The parties were married in 1982 and physically separated in June 2010. Wife filed for divorce that year, but the petition was subsequently dismissed. The parties remained physically separated and managed separate finances until Wife again filed for divorce in January 2015.
A few months before Wife filed her petition, Husband purchased a business. Husband executed two promissory notes to finance the purchase and advance working capital.
During their trial, Husband argued that the business was his sole and separate property because the parties had physically separated years earlier and he was the only party on the purchase agreement and resulting debt.
After the family court agreed and awarded the business to Husband, Wife filed this appeal.
Presumption of Community Property
Pursuant to A.R.S. § 25-211, property acquired by either spouse during the marriage is presumed to be community property unless it is obtained by inheritance or gift, or is acquired after service of a petition for dissolution, legal separation, or annulment that results in a final decree.
This presumption is not absolute and it can be overcome by “clear and convincing evidence” that proves the property is the separate property of one spouse. The burden of proof belongs to the party who seeks to overcome the presumption of community property.

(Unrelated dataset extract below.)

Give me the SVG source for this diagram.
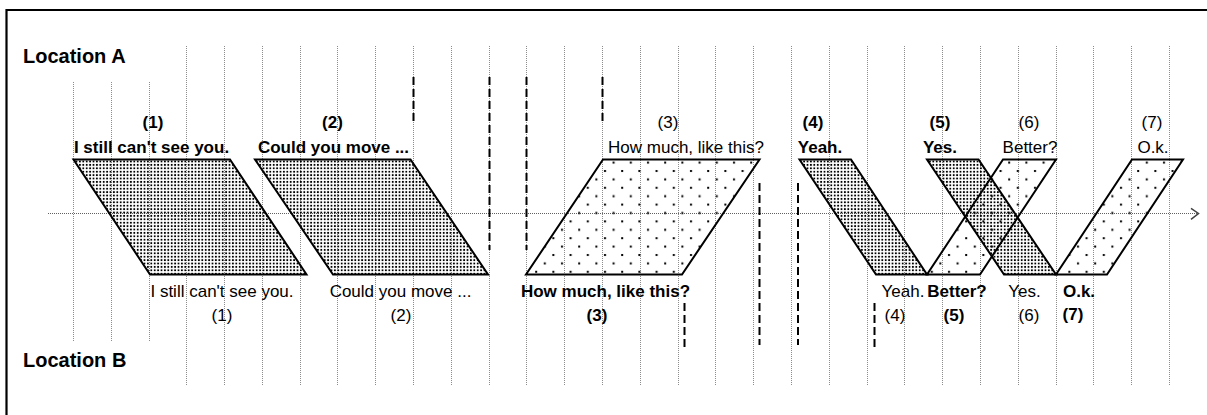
<svg xmlns="http://www.w3.org/2000/svg" width="1207" height="415" viewBox="0 0 1207 415">
<style>
.t{font-family:"Liberation Sans",Arial,sans-serif;font-size:17px;fill:#000;text-anchor:middle}
.b{font-weight:bold}
.loc{font-family:"Liberation Sans",Arial,sans-serif;font-size:20px;font-weight:bold;fill:#000}
.grid{fill:none;stroke:#8c8c8c;stroke-width:1;stroke-dasharray:1 1}
.axis{fill:none;stroke:#606060;stroke-width:1;stroke-dasharray:1 1}
.dash{fill:none;stroke:#000;stroke-width:2;stroke-dasharray:8 4}
.dense{fill:url(#pDense);stroke:none}
.light{fill:url(#pLight);stroke:none}
.edge{fill:none;stroke:#000;stroke-width:2;stroke-linejoin:miter}
</style>
<defs>
<pattern id="pDense" patternUnits="userSpaceOnUse" width="3.4" height="3.4">
<rect x="0.8" y="0.8" width="1.8" height="1.8" fill="#000"/>
</pattern>
<pattern id="pLight" patternUnits="userSpaceOnUse" width="17.2" height="16.8">
<rect x="2" y="2" width="2" height="2" fill="#000"/>
<rect x="10.6" y="10.4" width="2" height="2" fill="#000"/>
</pattern>
</defs>
<rect x="0" y="0" width="1207" height="415" fill="#fff"/>
<path d="M6.5 415 V10 H1207" fill="none" stroke="#000" stroke-width="2.2"/>
<text class="loc" x="23" y="63">Location A</text>
<text class="loc" x="23" y="367">Location B</text>
<g id="grid">
<path class="grid" d="M73.5 82V342M111.5 82V342M149.5 82V342"/>
<path class="grid" d="M186.5 46V385M224.5 46V385M262.5 46V385M300.5 46V385M337.5 46V385M375.5 46V385M413.5 46V385M451.5 46V385M489.5 46V385M526.5 46V385M564.5 46V385M602.5 46V385M640.5 46V385M678.5 46V385M715.5 46V385M753.5 46V385M791.5 46V385M829.5 46V385M867.5 46V385M904.5 46V385M942.5 46V385M980.5 46V385M1018.5 46V385M1056.5 46V385M1093.5 46V385M1131.5 46V385M1169.5 46V385"/>
</g>
<g id="connectors">
<path class="axis" d="M48 213.5H1197"/>
<path d="M1191 208.3L1198.5 213.5L1191 219.3" fill="none" stroke="#404040" stroke-width="1.5"/>
<path class="dash" d="M413.5 77V125M602.5 77V125M489.5 77V250M526.5 77V250M759.5 183V345M798 183V345M684.5 303V348M874.5 303V348"/>
</g>
<g id="u1">
<path class="dense" d="M73.5 159.5H230L306.5 274.5H150Z"/>
<path class="edge" d="M73.5 159.5H230L306.5 274.5H150Z"/>
<text class="t b" x="153" y="128">(1)</text>
<text class="t b" x="151.5" y="152.5">I still can't see you.</text>
<text class="t" x="222" y="297">I still can't see you.</text>
<text class="t" x="222" y="321">(1)</text>
</g>
<g id="u2">
<path class="dense" d="M255 159.5H410.5L488 274.5H333Z"/>
<path class="edge" d="M255 159.5H410.5L488 274.5H333Z"/>
<text class="t b" x="332.5" y="128">(2)</text>
<text class="t b" x="333.5" y="152.5">Could you move ...</text>
<text class="t" x="400.5" y="297">Could you move ...</text>
<text class="t" x="401" y="321">(2)</text>
</g>
<g id="u3">
<path class="light" d="M603 159.5H759.5L682 274.5H526Z"/>
<path class="edge" d="M603 159.5H759.5L682 274.5H526Z"/>
<text class="t" x="668" y="128">(3)</text>
<text class="t" x="686" y="152.5">How much, like this?</text>
<text class="t b" x="605.5" y="297">How much, like this?</text>
<text class="t b" x="597" y="321">(3)</text>
</g>
<g id="u4">
<path class="dense" d="M799.5 159.5H851L927 274.5H876Z"/>
<path class="edge" d="M799.5 159.5H851L927 274.5H876Z"/>
<text class="t b" x="813" y="128">(4)</text>
<text class="t b" x="820" y="152.5">Yeah.</text>
<text class="t" x="903" y="297">Yeah.</text>
<text class="t" x="895" y="321">(4)</text>
</g>
<g id="u5">
<path class="light" d="M1003 159.5H1056L980 274.5H927Z"/>
<text class="t" x="1029" y="128">(6)</text>
<text class="t" x="1030" y="152.5">Better?</text>
<text class="t b" x="957" y="297">Better?</text>
<text class="t b" x="954" y="321">(5)</text>
</g>
<g id="u6">
<path class="dense" d="M927 159.5H978.5L1056 274.5H1004Z"/>
<path class="edge" d="M1003 159.5H1056L980 274.5H927Z"/>
<path class="edge" d="M927 159.5H978.5L1056 274.5H1004Z"/>
<text class="t b" x="940" y="128">(5)</text>
<text class="t b" x="940" y="152.5">Yes.</text>
<text class="t" x="1024.5" y="297">Yes.</text>
<text class="t" x="1029" y="321">(6)</text>
</g>
<g id="u7">
<path class="light" d="M1132 159.5H1183L1107 274.5H1056Z"/>
<path class="edge" d="M1132 159.5H1183L1107 274.5H1056Z"/>
<text class="t" x="1152" y="128">(7)</text>
<text class="t" x="1153" y="152.5">O.k.</text>
<text class="t b" x="1079" y="297">O.k.</text>
<text class="t b" x="1073" y="320">(7)</text>
</g>
</svg>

That last sentence is important because here the Court of Appeals found that the presumption of community property applied and that Husband failed to rebut it with clear and convincing evidence. It explained that the marital community persisted even though the parties physically separated and managed separate finances. It also rejected Husband’s argument that the presence of only his name on the promissory notes determined the character of the property. With limited exceptions, each spouse may individually incur debt to bind the marital community.